Investing.com-- Most Asian currencies firmed slightly on Monday, recouping a measure of recent losses as the dollar retreated before a March 4 deadline for U.S. President Donald Trump to impose more trade tariffs.
Sentiment towards Asian markets was aided by stronger-than-expected purchasing managers index readings from China and Japan, although this translated into limited currency moves.
Most Asian currencies were nursing losses from last week, as the dollar firmed on the prospect of more trade tariffs. PCE price index data also showed U.S. inflation remained sticky, even as earlier readings showed a deterioration in consumer sentiment.
Markets were also bracing for more trade tariffs against China.
Among Asian currencies, the Japanese yen’s USDJPY pair fell 0.3% after a stronger-than-expected manufacturing PMI print, although the reading still remained in contraction.
The Australian dollar’s AUD/USD pair was flat after mixed inflation, company profits, and jobs data for the fourth quarter.
Dollar retreats with Trump tariffs in focus
The dollar index and dollar index futures both fell around 0.4% each, reversing course after strong gains on Friday.
The greenback benefited from Trump’s threats of more tariffs, with Commerce Secretary Howard Lutnick stating that tariffs against Mexico and Canada will take effect from Tuesday. But Trump is yet to decide on whether he will stick with the planned 25% level.
An additional 10% levy on China is also set to take effect this week, after Trump imposed a similar duty in early-February.
Trump’s tariff agenda has boosted the dollar and kept markets on edge over their potential impact.
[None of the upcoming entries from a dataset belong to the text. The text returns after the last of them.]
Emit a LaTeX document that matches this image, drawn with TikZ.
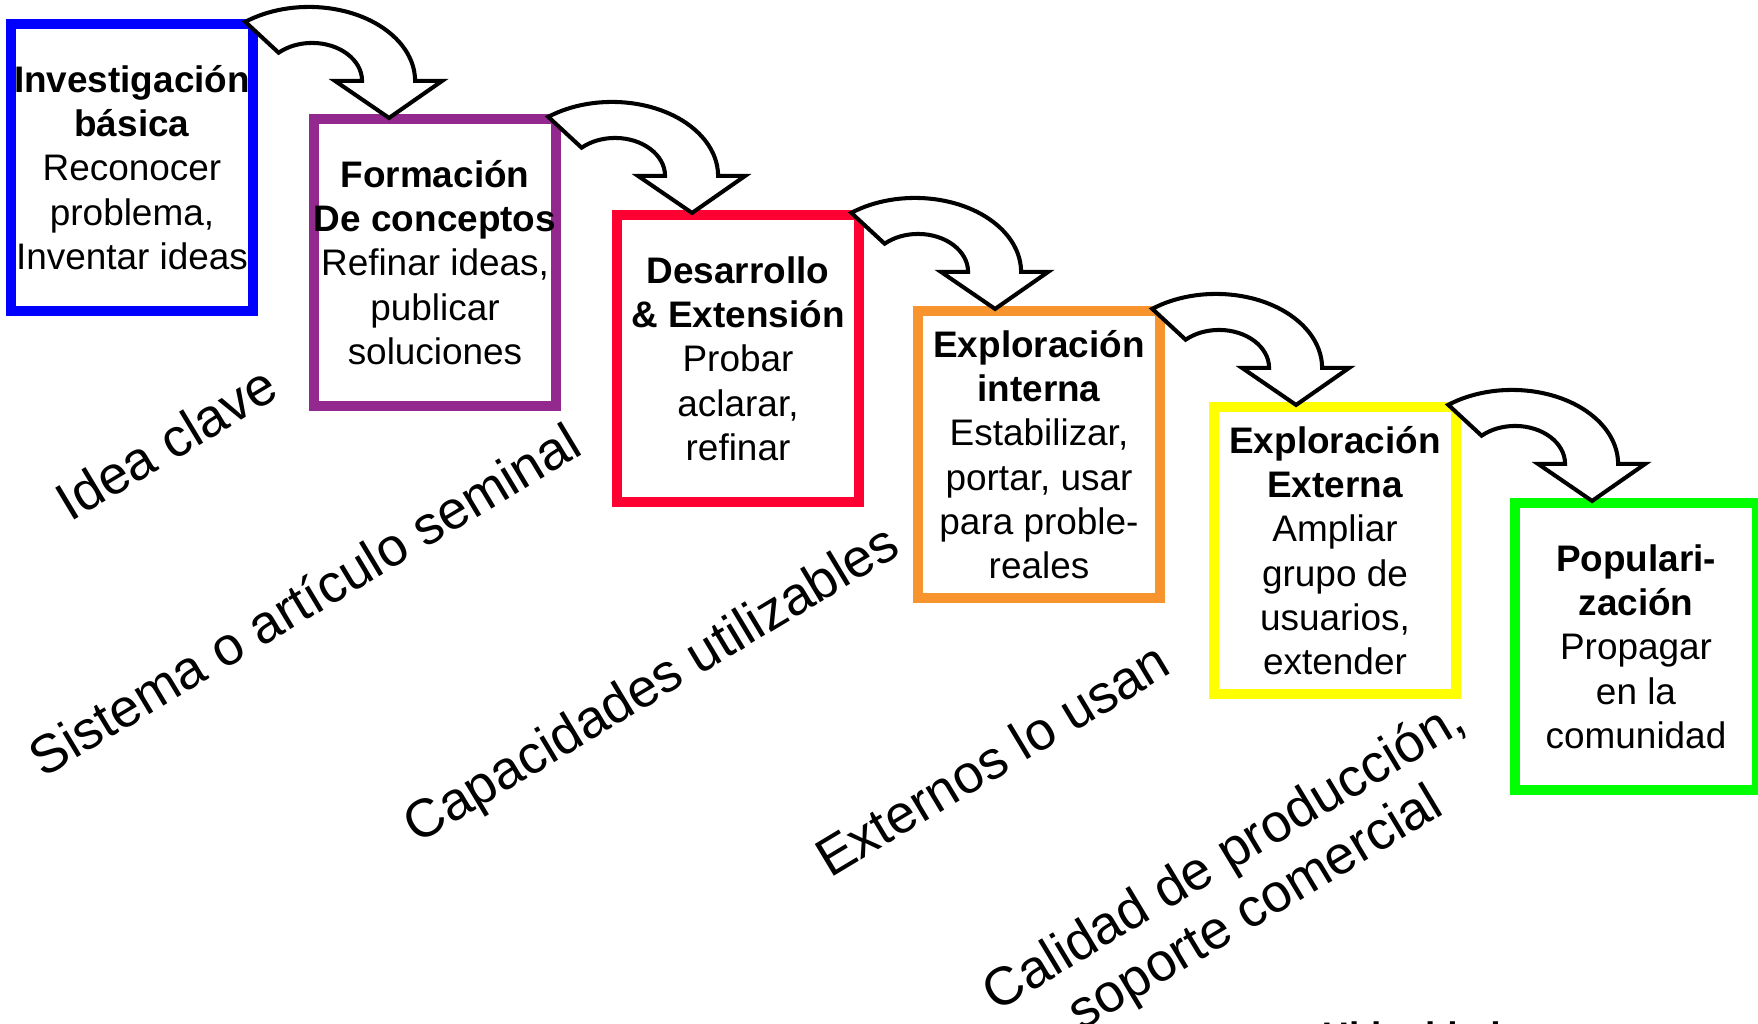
\documentclass[tikz,border=0pt]{standalone}
\usepackage{fontspec}
\setmainfont{Liberation Sans}
\usetikzlibrary{calc}

\definecolor{cBlue}{RGB}{0,0,255}
\definecolor{cPurple}{RGB}{147,40,142}
\definecolor{cRed}{RGB}{255,0,51}
\definecolor{cOrange}{RGB}{247,148,45}
\definecolor{cYellow}{RGB}{255,255,0}
\definecolor{cGreen}{RGB}{0,255,0}

\tikzset{
  stage/.style={draw=#1, line width=2.85pt, fill=white,
    minimum width=2.42cm, minimum height=2.87cm,
    inner sep=0pt, outer sep=0pt, align=center,
    font=\fontsize{10.5}{12.6}\selectfont},
  phase/.style={font=\fontsize{15.3}{17.2}\selectfont, rotate=31,
    inner sep=0pt, align=center},
  % curved block arrow, origin at the centre of its outer arc
  curvarrow/.pic={
    \draw[line width=1.15pt, fill=white, line join=miter]
      (127:106 and 74)
      arc[start angle=127, end angle=0, x radius=106, y radius=74]
      -- (133,0) -- (80,-37) -- (26,0) -- (53,0)
      arc[start angle=0, end angle=132, x radius=50, y radius=38]
      -- cycle;
  }
}

\begin{document}
\begin{tikzpicture}[x=0.01cm, y=0.01cm]
\useasboundingbox (0,0) rectangle (1758,-1023);

% stages
\node[stage=cBlue]   (b1) at (132,-167.5)
  {\textbf{Investigación}\\\textbf{básica}\\Reconocer\\problema,\\Inventar ideas};
\node[stage=cPurple] (b2) at (435,-262.5)
  {\textbf{Formación}\\\textbf{De conceptos}\\Refinar ideas,\\publicar\\soluciones};
\node[stage=cRed]    (b3) at (738,-358.5)
  {\textbf{Desarrollo}\\\textbf{\& Extensión}\\Probar\\aclarar,\\refinar};
\node[stage=cOrange] (b4) at (1039,-454.5)
  {\textbf{Exploración}\\\textbf{interna}\\Estabilizar,\\portar, usar\\para proble-\\reales};
\node[stage=cYellow] (b5) at (1335,-550.5)
  {\textbf{Exploración}\\\textbf{Externa}\\Ampliar\\grupo de\\usuarios,\\extender};
\node[stage=cGreen]  (b6) at (1636,-646.5)
  {\textbf{Populari-}\\\textbf{zación}\\Propagar\\en la\\comunidad};

% arrows from each stage to the next
\foreach \s in {b1,b2,b3,b4,b5}
  \pic at ($(\s.north east)+(56,-57)$) {curvarrow};

% milestone labels
\node[phase] (l1) at (166,-443) {Idea clave};
\node[phase] (l2) at (304,-599) {Sistema o artículo seminal};
\node[phase] (l3) at (653,-687) {Capacidades utilizables};
\node[phase] (l4) at (992,-759) {Externos lo usan};
\node[phase] (l5) at (1241,-884) {Calidad de producción,\\soporte comercial};
\node[font=\bfseries\fontsize{10.5}{12.6}\selectfont, anchor=base west,
      inner sep=0pt] (l6) at (1322,-1048) {Ubicuidad};
\end{tikzpicture}
\end{document}
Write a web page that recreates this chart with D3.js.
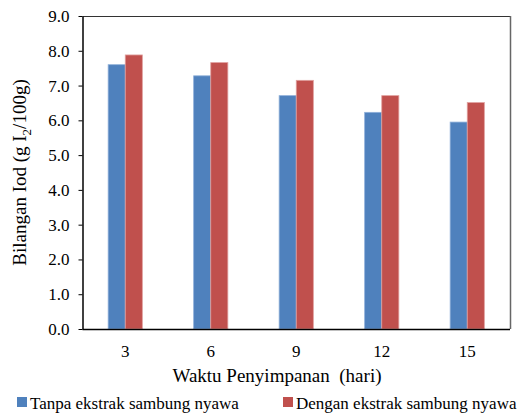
<!DOCTYPE html>
<html><head><meta charset="utf-8">
<script src="https://cdn.jsdelivr.net/npm/d3@7/dist/d3.min.js"></script>
<style>body{margin:0;background:#fff}svg{display:block}</style>
</head><body>
<svg id="c" width="532" height="414" style="font-family:'Liberation Serif','Times New Roman',serif"></svg>
<script>
const categories = ["3","6","9","12","15"];
const seriesNames = ["Tanpa ekstrak sambung nyawa","Dengan ekstrak sambung nyawa"];
const tanpa = [7.6, 7.28, 6.71, 6.23, 5.95];
const dengan = [7.88, 7.66, 7.15, 6.71, 6.51];
const yTicks = [0,1,2,3,4,5,6,7,8,9];
const colors = ["#4F81BD","#C0504D"];
const FONT = "Liberation Serif";

const svg = d3.select("#c");
const L = 82.5, R = 510, T = 16, B = 329;
const x = d3.scaleBand().domain(categories).range([L, R]).paddingInner(0.6).paddingOuter(0.3);
const xs = d3.scaleBand().domain([0,1]).range([0, x.bandwidth()]);
const y = d3.scaleLinear().domain([0,9]).range([B, T]);

svg.append("line").attr("x1",L).attr("x2",R).attr("y1",T+0.5).attr("y2",T+0.5).attr("stroke","#333").attr("stroke-width",1);
svg.append("line").attr("x1",R+0.5).attr("x2",R+0.5).attr("y1",T).attr("y2",B).attr("stroke","#666").attr("stroke-width",1.5);

const data = [tanpa, dengan];
data.forEach((vals, si) => {
  svg.append("g").selectAll("rect").data(vals).join("rect")
    .attr("x", (d,i) => x(categories[i]) + xs(si))
    .attr("y", d => y(d))
    .attr("width", xs.bandwidth())
    .attr("height", d => B - y(d))
    .attr("fill", colors[si])
    .attr("stroke", si===0 ? "#8fb0d9" : "#e0a09e")
    .attr("stroke-width", 0.8);
});

const ya = svg.append("g").attr("transform",`translate(${L},0)`)
  .call(d3.axisLeft(y).tickValues(yTicks).tickFormat(d3.format(".1f")).tickSize(4).tickSizeOuter(0));
ya.attr("font-family", FONT).attr("font-size", 17);
ya.select(".domain").attr("stroke","#000").attr("stroke-width",1.5);
ya.selectAll(".tick line").attr("stroke","#000");
ya.selectAll("text").style("font-family",FONT).attr("font-size",17).attr("dx","-6px").attr("fill","#000");

const xa = svg.append("g").attr("transform",`translate(0,${B})`)
  .call(d3.axisBottom(x).tickSize(0).tickSizeOuter(0));
xa.attr("font-family", FONT).attr("font-size", 17);
xa.select(".domain").attr("stroke","#000").attr("stroke-width",1.5).attr("d",`M${L},0.5H${R}`);
xa.selectAll("text").style("font-family",FONT).attr("font-size",17).attr("dy","1.45em").attr("fill","#000");

svg.append("text").attr("x",277).attr("y",382).attr("text-anchor","middle")
  .style("font-family",FONT).attr("font-size",19).text("Waktu Penyimpanan\u00a0\u00a0(hari)");
const yt = svg.append("text").attr("transform",`translate(26,${(T+B)/2}) rotate(-90)`).attr("text-anchor","middle")
  .style("font-family",FONT).attr("font-size",19);
yt.append("tspan").text("Bilangan Iod (g I");
yt.append("tspan").attr("font-size",13).attr("dy","5").text("2");
yt.append("tspan").attr("dy","-5").text("/100g)");

const lg = svg.append("g");
const legX = [17, 283];
seriesNames.forEach((n,i) => {
  lg.append("rect").attr("x",legX[i]).attr("y",397).attr("width",10).attr("height",10).attr("fill",colors[i]);
  lg.append("text").attr("x",legX[i]+13).attr("y",409).style("font-family",FONT).attr("font-size",17).text(n);
});
</script>
</body></html>
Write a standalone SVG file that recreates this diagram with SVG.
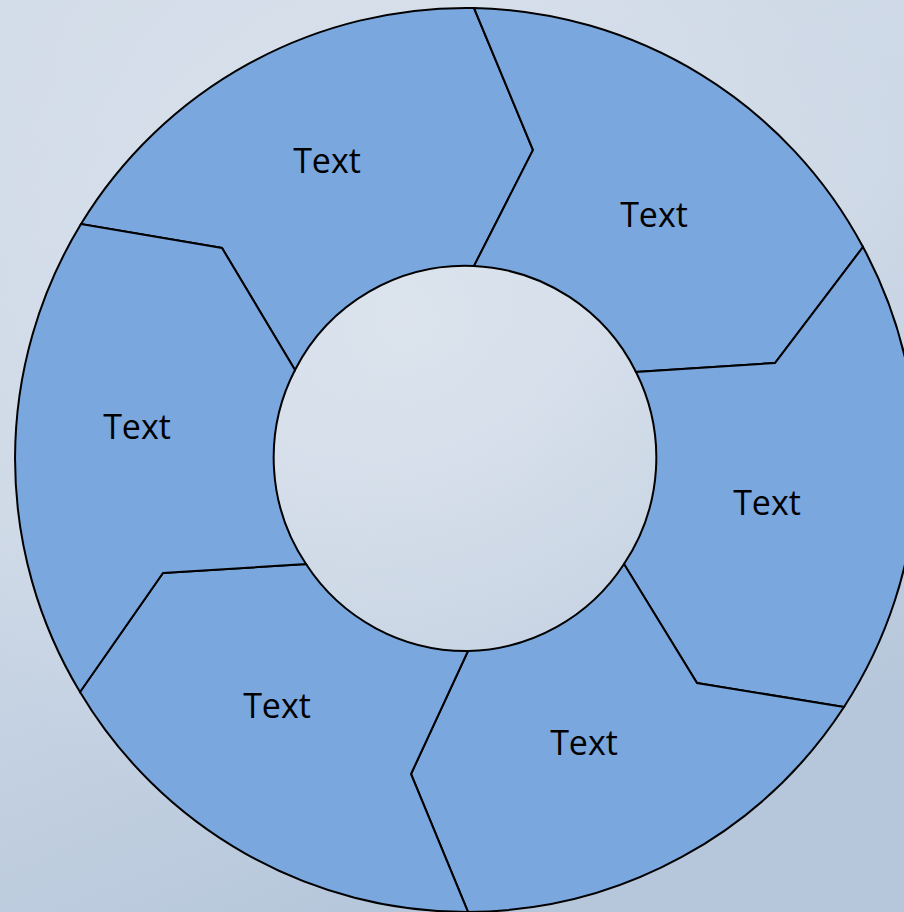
<svg xmlns="http://www.w3.org/2000/svg" width="904" height="912" viewBox="0 0 904 912">
<defs>
<linearGradient id="bg" x1="0" y1="0" x2="0.4" y2="1">
<stop offset="0" stop-color="#d2dce8"/>
<stop offset="0.5" stop-color="#cdd8e6"/>
<stop offset="1" stop-color="#b7c7db"/>
</linearGradient>
<radialGradient id="hl" cx="0.45" cy="0.35" r="0.6">
<stop offset="0" stop-color="#dfe6ef" stop-opacity="0.8"/>
<stop offset="1" stop-color="#dfe6ef" stop-opacity="0"/>
</radialGradient>
</defs>
<style>
.seg{fill:#7aa7de;stroke:#000;stroke-width:2;stroke-linejoin:miter}
.lbl{font-family:"Open Sans","Liberation Sans",sans-serif;font-size:34px;fill:#000;text-anchor:middle}
</style>
<rect width="904" height="912" fill="url(#bg)"/>
<rect width="904" height="912" fill="url(#hl)"/>
<g id="connectors"/>
<g id="seg-top">
<path class="seg" d="M81,224 A451,451 0 0 1 474,8 L533,150 L474,266 A191,191 0 0 0 295,370 L222,248 Z"/>
<text class="lbl" x="327" y="173">Text</text>
</g>
<g id="seg-upper-right">
<path class="seg" d="M474,8 A451,451 0 0 1 863,247 L775,363 L636,372 A191,191 0 0 0 474,266 L533,150 Z"/>
<text class="lbl" x="654" y="227">Text</text>
</g>
<g id="seg-right">
<path class="seg" d="M863,247 A451,451 0 0 1 844,707 L697,683 L624,564 A191,191 0 0 0 636,372 L775,363 Z"/>
<text class="lbl" x="767" y="515">Text</text>
</g>
<g id="seg-bottom-right">
<path class="seg" d="M844,707 A451,451 0 0 1 468,912 L411,774 L468,651 A191,191 0 0 0 624,564 L697,683 Z"/>
<text class="lbl" x="584" y="755">Text</text>
</g>
<g id="seg-bottom-left">
<path class="seg" d="M468,912 A451,451 0 0 1 80,692 L163,573 L306,564 A191,191 0 0 0 468,651 L411,774 Z"/>
<text class="lbl" x="277" y="718">Text</text>
</g>
<g id="seg-left">
<path class="seg" d="M80,692 A451,451 0 0 1 81,224 L222,248 L295,370 A191,191 0 0 0 306,564 L163,573 Z"/>
<text class="lbl" x="137" y="439">Text</text>
</g>
</svg>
Given that the tariffs will be borne by U.S. importers, analysts expect an uptick in inflation due to increased tariffs.
PCE price index data- the Federal Reserve’s preferred inflation gauge- showed last week that inflation remained above the Fed’s 2% annual target in January, giving the bank little cause to cut interest rates.
Nonfarm payrolls data for February is due later this week and is set to offer more cues on rates.
China PMIs positive, but yuan unchanged
Chinese manufacturing and non-manufacturing activity grew more than expected in February, government and private PMI data showed.
The prints showed some resilience in the Chinese economy, especially after a string of stimulus measures through late-2024.
But investors were waiting to gauge the impact of higher trade tariffs on China, with Trump having done little to soften his rhetoric against Beijing.
This notion offset any positive momentum in the yuan, with the USD/CNY pair rising 0.1% on Monday.
Among other Asian currencies, the Singapore dollar’s USD/SGD pair was flat, as was the Indian rupee’s USD/INR pair.